THE Move ment for the Emancipation of the Niger-Delta (MEND) threatened yesterday to take at will “as many hostages” as it wanted, saying there was nothing the authorities could do to stop it.
“We will take as many hostages as we wish, when we wish and there is clearly nothing the Nigerian government can do,” a spokesman for the Movement for the Emancipation of Niger Delta (MEND) said in an e_mail.
The MEND was responding to a statement Thursday by President Olusegun Obasanjo, who denounced the practice of hostage_taking by armed movements in the region as “criminality” that must not be allowed to go on.
“Hostage_taking is not (due to) marginalisation, it is not lack of opportunity to air their views. It is simply criminality,” Obasanjo told a presidential forum on the coastal state.
“We have used carrots, we have used kid gloves, but we cannot continue indefinitely,” he told the gathering.
But MEND, which is still holding hostage one Lebanese national and two Italian oil workers, retorted that it had been the one to go easy on the Nigerian military and oil workers in the Niger Delta.
“It is we who have been handling the Nigerian military and oil workers with kid gloves in the hope that the Nigerian government will understand the futility of its military option in solving the unrest in the delta,” the group said.
“What does he (Obasanjo) plan to do that the military has not already attempted?

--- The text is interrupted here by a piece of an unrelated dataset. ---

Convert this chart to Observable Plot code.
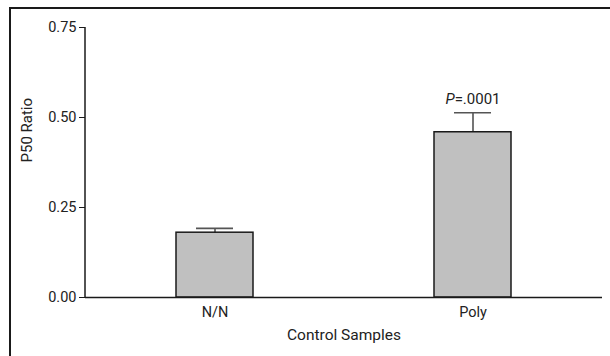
<!DOCTYPE html>
<html>
<head>
<meta charset="utf-8">
<script src="https://cdn.jsdelivr.net/npm/d3@7"></script>
<script src="https://cdn.jsdelivr.net/npm/@observablehq/plot@0.6"></script>
<style>
  html, body { margin: 0; padding: 0; background: #fff; }
  #wrap { position: relative; width: 610px; height: 356px; overflow: hidden; }
  #frame { position: absolute; left: 9px; top: 7px; width: 700px; height: 500px;
           border-top: 2px solid #1a1a1a; border-left: 2px solid #1a1a1a; box-sizing: border-box; }
  svg { position: absolute; left: 0; top: 0; }
</style>
</head>
<body>
<div id="wrap"><div id="frame"></div></div>
<script>
const categories = ["N/N", "Poly"];
const values = [0.18, 0.459];
const errorTops = [0.192, 0.513];
const annotations = ["", "P=.0001"];
const yTicks = [0, 0.25, 0.5, 0.75];

const data = categories.map((c, i) => ({cat: c, value: values[i], err: errorTops[i], note: annotations[i]}));

const font = "Roboto, 'Liberation Sans Narrow', Arial, sans-serif";

const chart = Plot.plot({
  width: 610,
  height: 356,
  marginLeft: 85,
  marginRight: 8,
  marginTop: 27,
  marginBottom: 59,
  style: {fontFamily: font, fontSize: "14px", color: "#222", background: "transparent", overflow: "visible"},
  x: {domain: categories, paddingInner: 0.7, paddingOuter: 0.35, label: null, axis: null},
  y: {domain: [0, 0.75], ticks: yTicks, label: null, axis: null},
  marks: [
    Plot.barY(data, {x: "cat", y: "value", fill: "#c0c0c0", stroke: "#1a1a1a", strokeWidth: 1.5}),
    Plot.ruleX(data, {x: "cat", y1: "value", y2: "err", stroke: "#1a1a1a", strokeWidth: 1.2}),
    Plot.tickY(data, {x: "cat", y: "err", stroke: "#555", strokeWidth: 1.6, insetLeft: 20, insetRight: 20}),
    Plot.text(data.filter(d => d.note), {x: "cat", y: "err", text: "note", lineAnchor: "bottom", dy: -9, fontSize: 15, fill: "#222", className: "note"}),
    Plot.axisY({ticks: yTicks, tickFormat: d3.format(".2f"), tickSize: 6, tickPadding: 3, fontSize: 14.5, label: null, stroke: "#1a1a1a", fill: "#222"}),
    Plot.ruleY([0], {stroke: "#1a1a1a", strokeWidth: 1.5}),
    Plot.axisX({tickSize: 0, tickPadding: 9, fontSize: 14.5, label: null, fill: "#222"}),
    Plot.text(["Control Samples"], {frameAnchor: "bottom", dy: 42, fontSize: 15.5, fill: "#222"}),
    Plot.text(["P50 Ratio"], {frameAnchor: "left", dx: -58, rotate: -90, fontSize: 15, fill: "#222"})
  ]
});

document.getElementById("wrap").appendChild(chart);

// vertical y-axis line, positioned through the chart's own scales
const ys = chart.scale("y");
const xs = chart.scale("x");
const yDom = ys.domain;
d3.select(chart).append("line")
  .attr("x1", 85).attr("x2", 85)
  .attr("y1", ys.apply(yDom[0])).attr("y2", ys.apply(yDom[1]))
  .attr("stroke", "#1a1a1a").attr("stroke-width", 1.5);

d3.select(chart).selectAll("g.note text").each(function() {
  const t = d3.select(this);
  const s = t.text();
  t.text(null);
  t.append("tspan").attr("font-style", "italic").text(s.slice(0, 1));
  t.append("tspan").text(s.slice(1));
});
</script>
</body>
</html>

They should talk less and act more as it is evident they have been unable to calm the fears of the expatriate population in the delta with all this big talk,” it added.
Thursday, MEND released an Italian oil worker Roberti Dieghi, 64, who was seized along with three colleagues on December 7 from one of Agip’s facilities at Brass in Bayelsa.
MEND said that even if it managed to trade its three remaining hostages for “hostages” of Niger Delta origin currently imprisoned by the federal government, it would not let up on its campaign against oil interests in the region.
“We will rather change tactics, desisting from kidnappings and concentrate on acts of sabotage, including bombings, aimed at crippling the oil sector.
“We will continue until we succeed in driving out the oil companies from the delta and permanently halting Nigerian exports to the world oil market,” it added.
A Briton was killed late last year in an attempt by the military to rescue a group of kidnapped foreign oil workers.